For my tastes, there was much, too much detail in the fight scenes..especially the final fight scene which I thought would never end. If you like these Templar Knight stories, you will likely enjoy this one but it does not really stand out in anyway over the Last Templar or similar stories by other authors (eg Steve Berry)
If you are looking for an alternative to Dan Brown's books, skip this one. Frankly, it was just plain silly. And, the narrator becomes most annoying after a while - his voice comes from his nose. Being used to John Lee and Simon Preeble's performances, I found this narrator's reading more of a distraction than attraction. I think even the Templars would be disappointed in this one!
I love the characters and think that the author gives you enough about them and their history to feel as though you understand them. Raymond does this without taking time away from the story where others chose to take a bit too much time on that subject.
The book is an amazing fictional work of art I absolutely love that it is filled with History, facts, real places you may have never heard of and so much more.
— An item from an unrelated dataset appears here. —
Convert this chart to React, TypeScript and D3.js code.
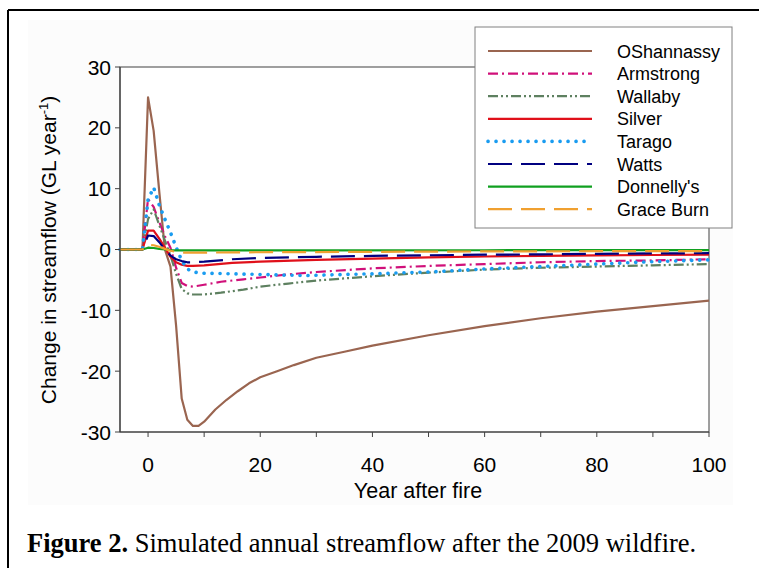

Finding a book that can thrill you and become so addicting while in fact you are learning about our planet, our history and possibilities that may some day prove to be fact blows my mind.
The Author does need to watch repetition of a word or expression that "makes me let out a small chortle" is my only complaint & Its so little I hate to call it a complaint.
Love you Ray, Tess & Sean too!
Written more as a movie plot then a good read. Colloquialisms don't match the characters uttering them. The ability for a single terrorist to wipe out an entire group of commandos and the repetition of action makes this a boring read.
In a similar vein to other Raymond Khoury adventures, flat tropish cardboard cutout characters embark on generic Dan Brown style adventures lacking description or believability. Unlikely descriptions pair an inexcusabley poor pacing and deficit of character development or wordplay. Worst of all is the flat style, "Tess did X. Tess saw Y." Simple actions, little content or depth.
The book's saving grace is the impeccable research, plausible ancient tales, and alluring artifacts that the flat boring heroes seek. The reader seems pretty good.
This book, and the followup, Devil's Elixer, both have fine basic ideas. The flashbacks in this book are good, but the modern section seems to be devoted to sadistic violence and bloodshed. It is the same in the Devil's Elixer. If you don't mind graphic and senseless violence, you will like this book better than I.
No. The first one in the series was acceptable, but the second and third entries in the series are not. There is too much graphic and unnecessary violence.
I would limit the descriptions of violence and bloodshed. The author seems to take a sadistic pleasure in detailing this.